For as long as there have been Destiny and Destiny 2 expansions, those expansions have followed a specific formula. The add-ons have always been standalone offerings with new guns and a new playable destination, dropping players into a new story more or less independent of what came before. Each included a pile of new content and a fresh story campaign, but they were less like subsequent chapters for a living game than semi-discreet new modules bolted onto an existing, sprawling whole. The Witch Queen changes all that; rather than connecting something new and separate onto Destiny 2 with no context, it instead is an organic, evolutionary outgrowth. This is Bungie's live game molting, emerging from a cocoon as something better, smarter, and more complete than it was before.
Back when it was first discussing The Witch Queen, Bungie called the expansion's new story "the definitive Destiny campaign." Despite being marketing speak, that statement has turned out to be true--Destiny expansions are largely built on multi-mission story offerings, but The Witch Queen's campaign stands alone among its predecessors. It is, without hyperbole, the best campaign Bungie has released for the game, eclipsing even the most-loved releases of the past, like Forsaken or The Taken King.
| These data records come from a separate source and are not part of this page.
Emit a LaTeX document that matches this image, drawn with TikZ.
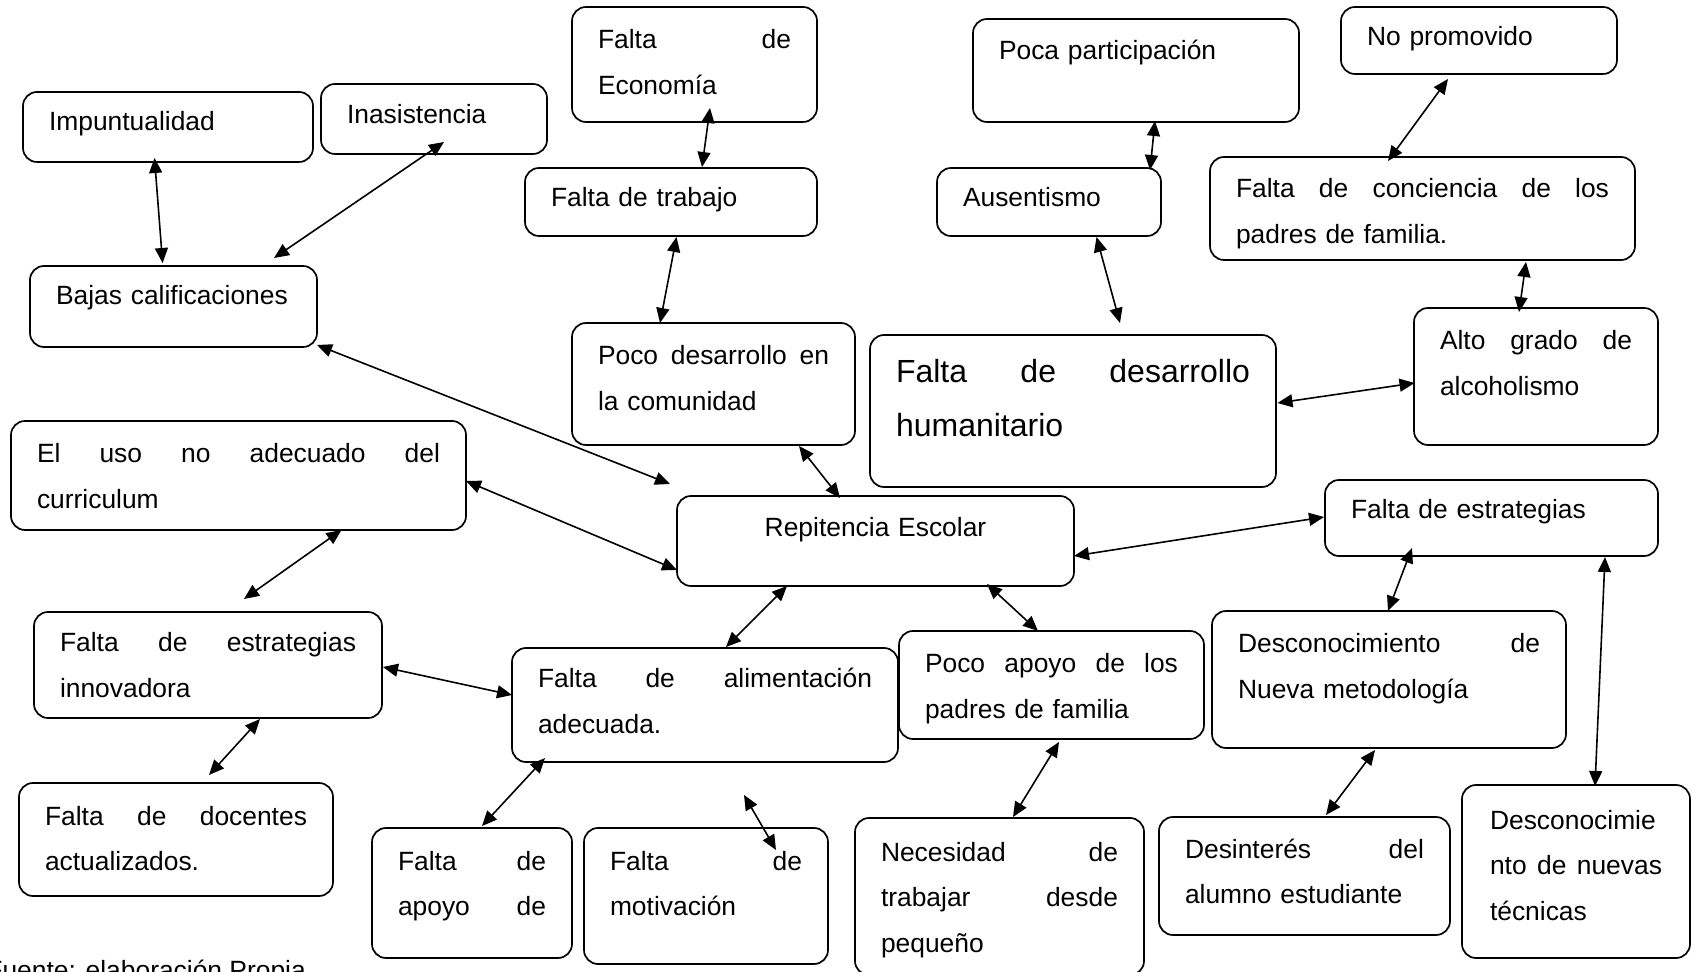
\documentclass[tikz,border=0pt]{standalone}
\usepackage{fontspec}
\setmainfont{Liberation Sans}
\usetikzlibrary{arrows.meta}
\newcommand{\nfnt}{\fontsize{13.2}{22.75}\selectfont\hyphenpenalty=10000\exhyphenpenalty=10000}
\newcommand{\bfnt}{\fontsize{16}{27}\selectfont\hyphenpenalty=10000\exhyphenpenalty=10000}
\begin{document}
\begin{tikzpicture}[x=0.5pt,y=-0.5pt,
  box/.style={draw, line width=0.85pt, rounded corners=7pt, anchor=north west,
    inner xsep=13pt, inner ysep=0pt, outer sep=0pt, align=left, font=\nfnt},
  arr/.style={line width=0.8pt,
    {Triangle[length=7.5pt,width=6.5pt]}-{Triangle[length=7.5pt,width=6.5pt]}}]
\useasboundingbox (0,0) rectangle (1692,972);
\fill[white] (0,0) rectangle (1692,972);
\clip (0,0) rectangle (1692,972);

% boxes
\node[box, text width=96.5pt, text height=21pt, text depth=36.5pt] (econ) at (572,7) {Falta\hfill de\\Economía};
\node[box, text width=119pt, text height=19.5pt, text depth=15.5pt] (imp) at (23,92) {Impuntualidad};
\node[box, text width=87pt, text height=20pt, text depth=15pt] (inas) at (321,84) {Inasistencia};
\node[box, text width=120pt, text height=19.5pt, text depth=14.5pt] (trab) at (525,168) {Falta de trabajo};
\node[box, text width=117.5pt, text height=19.5pt, text depth=21pt] (bajas) at (30,266) {Bajas calificaciones};
\node[box, text width=115.5pt, text height=21pt, text depth=40pt] (pocodes) at (572,323) {Poco\hfill desarrollo\hfill en\\la comunidad};
\node[box, text width=201.5pt, text height=21pt, text depth=33.5pt] (uso) at (11,421) {El\hfill uso\hfill no\hfill adecuado\hfill del\\curriculum};
\node[box, align=center, text width=172.5pt, text height=20.5pt, text depth=24.5pt] (rep) at (677,496) {Repitencia Escolar};
\node[box, text width=137pt, text height=20.5pt, text depth=31pt] (poca) at (973,19) {Poca participación};
\node[box, text width=112pt, text height=19.5pt, text depth=14pt] (nopro) at (1341,7) {No promovido};
\node[box, text width=86pt, text height=19.5pt, text depth=14.5pt] (ausent) at (937,168) {Ausentismo};
\node[box, text width=186.5pt, text height=20.5pt, text depth=31pt] (concien) at (1210,157) {Falta\hfill de\hfill conciencia\hfill de\hfill los\\padres de familia.};
\node[box, font=\bfnt, text width=177pt, text height=24pt, text depth=52pt] (humano) at (870,335) {Falta\hfill de\hfill desarrollo\\humanitario};
\node[box, text width=96pt, text height=21pt, text depth=47.5pt] (alto) at (1414,308) {Alto\hfill grado\hfill de\\alcoholismo};
\node[box, text width=140.5pt, text height=19.5pt, text depth=18.5pt] (estr) at (1325,480) {Falta de estrategias};
\node[box, text width=148pt, text height=20pt, text depth=33pt] (innov) at (34,612) {Falta\hfill de\hfill estrategias\\innovadora};
\node[box, text width=167pt, text height=20pt, text depth=37pt] (alim) at (512,648) {Falta\hfill de\hfill alimentación\\adecuada.};
\node[box, text width=126.5pt, text height=21pt, text depth=33pt] (pocoapoyo) at (899,631) {Poco\hfill apoyo\hfill de\hfill los\\padres de familia};
\node[box, text width=151pt, text height=21pt, text depth=47.5pt] (descmet) at (1212,611) {Desconocimiento\hfill de\\Nueva metodología};
\node[box, text width=131pt, text height=21pt, text depth=35.5pt] (doc) at (19,783) {Falta\hfill de\hfill docentes\\actualizados.};
\node[box, text width=74pt, text height=21pt, text depth=44pt] (apoyo) at (372,828) {Falta\hfill de\\apoyo\hfill de};
\node[box, text width=96pt, text height=21pt, text depth=47pt] (motiv) at (584,828) {Falta\hfill de\\motivación};
\node[box, text width=118.5pt, text height=21.5pt, text depth=57pt] (neces) at (855,818) {Necesidad\hfill de\\trabajar\hfill desde\\pequeño};
\node[box, text width=119.5pt, text height=20.5pt, text depth=38.5pt] (desint) at (1159,817) {Desinterés\hfill del\\alumno estudiante};
\node[box, inner xsep=14pt, text width=86pt, text height=22pt, text depth=64.5pt] (desctec) at (1462,785) {Desconocimie\\nto\hfill de\hfill nuevas\\técnicas};

% footer
\node[anchor=base west, inner sep=0pt, font=\nfnt] (fuente) at (-14,979) {Fuente: elaboración Propia};

% connectors
\draw[arr] ([shift={(131.5,66)}]imp.north west) -- ([shift={(132.6,-3)}]bajas.north west);
\draw[arr] ([shift={(123,58)}]inas.north west) -- ([shift={(244,-8)}]bajas.north west);
\draw[arr] ([shift={(138,101)}]econ.north west) -- ([shift={(177,-1)}]trab.north west);
\draw[arr] ([shift={(151.5,69)}]trab.north west) -- ([shift={(88,0)}]pocodes.north west);
\draw[arr] ([shift={(287,79)}]bajas.north west) -- ([shift={(-7,-12)}]rep.north west);
\draw[arr] ([shift={(227,123)}]pocodes.north west) -- ([shift={(163,2)}]rep.north west);
\draw[arr] ([shift={(455,60)}]uso.north west) -- ([shift={(0,74)}]rep.north west);
\draw[arr] ([shift={(330.5,109)}]uso.north west) -- ([shift={(210,-13)}]innov.north west);
\draw[arr] ([shift={(110,90)}]rep.north west) -- ([shift={(214,-1)}]alim.north west);
\draw[arr] ([shift={(349,55)}]innov.north west) -- ([shift={(0,47)}]alim.north west);
\draw[arr] ([shift={(226,107)}]innov.north west) -- ([shift={(190,-8)}]doc.north west);
\draw[arr] ([shift={(33,110)}]alim.north west) -- ([shift={(110,-2)}]apoyo.north west);
\draw[arr] ([shift={(160,-33)}]motiv.north west) -- ([shift={(192,22)}]motiv.north west);
\draw[arr] ([shift={(310,88)}]rep.north west) -- ([shift={(139,0)}]pocoapoyo.north west);
\draw[arr] ([shift={(397,60)}]rep.north west) -- ([shift={(-1,37)}]estr.north west);
\draw[arr] ([shift={(87,68)}]estr.north west) -- ([shift={(176,0)}]descmet.north west);
\draw[arr] ([shift={(280,77)}]estr.north west) -- ([shift={(133,1)}]desctec.north west);
\draw[arr] ([shift={(160,111)}]pocoapoyo.north west) -- ([shift={(158,-1)}]neces.north west);
\draw[arr] ([shift={(163,139)}]descmet.north west) -- ([shift={(167,-2)}]desint.north west);
\draw[arr] ([shift={(159.5,69)}]ausent.north west) -- ([shift={(250,-12)}]humano.north west);
\draw[arr] ([shift={(182,102)}]poca.north west) -- ([shift={(213,2)}]ausent.north west);
\draw[arr] ([shift={(107,72)}]nopro.north west) -- ([shift={(178,4)}]concien.north west);
\draw[arr] ([shift={(316,105)}]concien.north west) -- ([shift={(105,4)}]alto.north west);
\draw[arr] ([shift={(407.5,68)}]humano.north west) -- ([shift={(0.5,75)}]alto.north west);
\end{tikzpicture}
\end{document}
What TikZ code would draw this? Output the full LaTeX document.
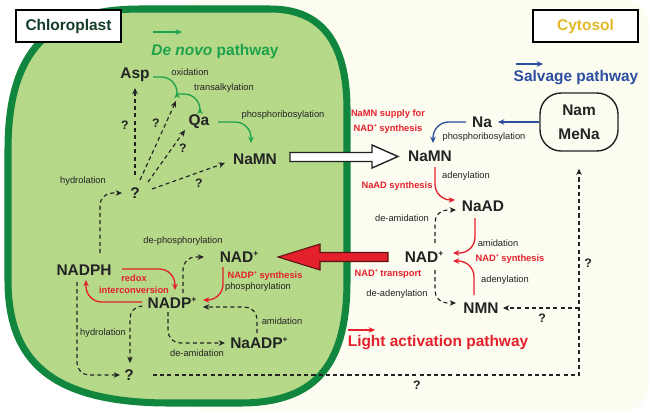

This is what people like about Destiny, boiled down into approachable missions you can play alone or with friends.
Destiny campaigns lean toward the simple end of the spectrum, giving players an on-ramp into the more complex offerings that really define the game: its six-player raids and three-player dungeons. The problem with this approach has always been that, while the early parts of any given Destiny 2 expansion feel good--the game is nothing if not extremely satisfying in terms of straightforward shooting mechanics--they aren't really indicative of what makes the game good. Destiny 2 has really been defined by its raids, which are full of brilliant mechanics that require adept teams to learn the rules, establish roles, communicate intentions, and work together like the intricate components of a clockwork device. You don't really get a sense of what's great about Destiny 2 until you play its best content, which is always the high-level stuff that can be tough to get to.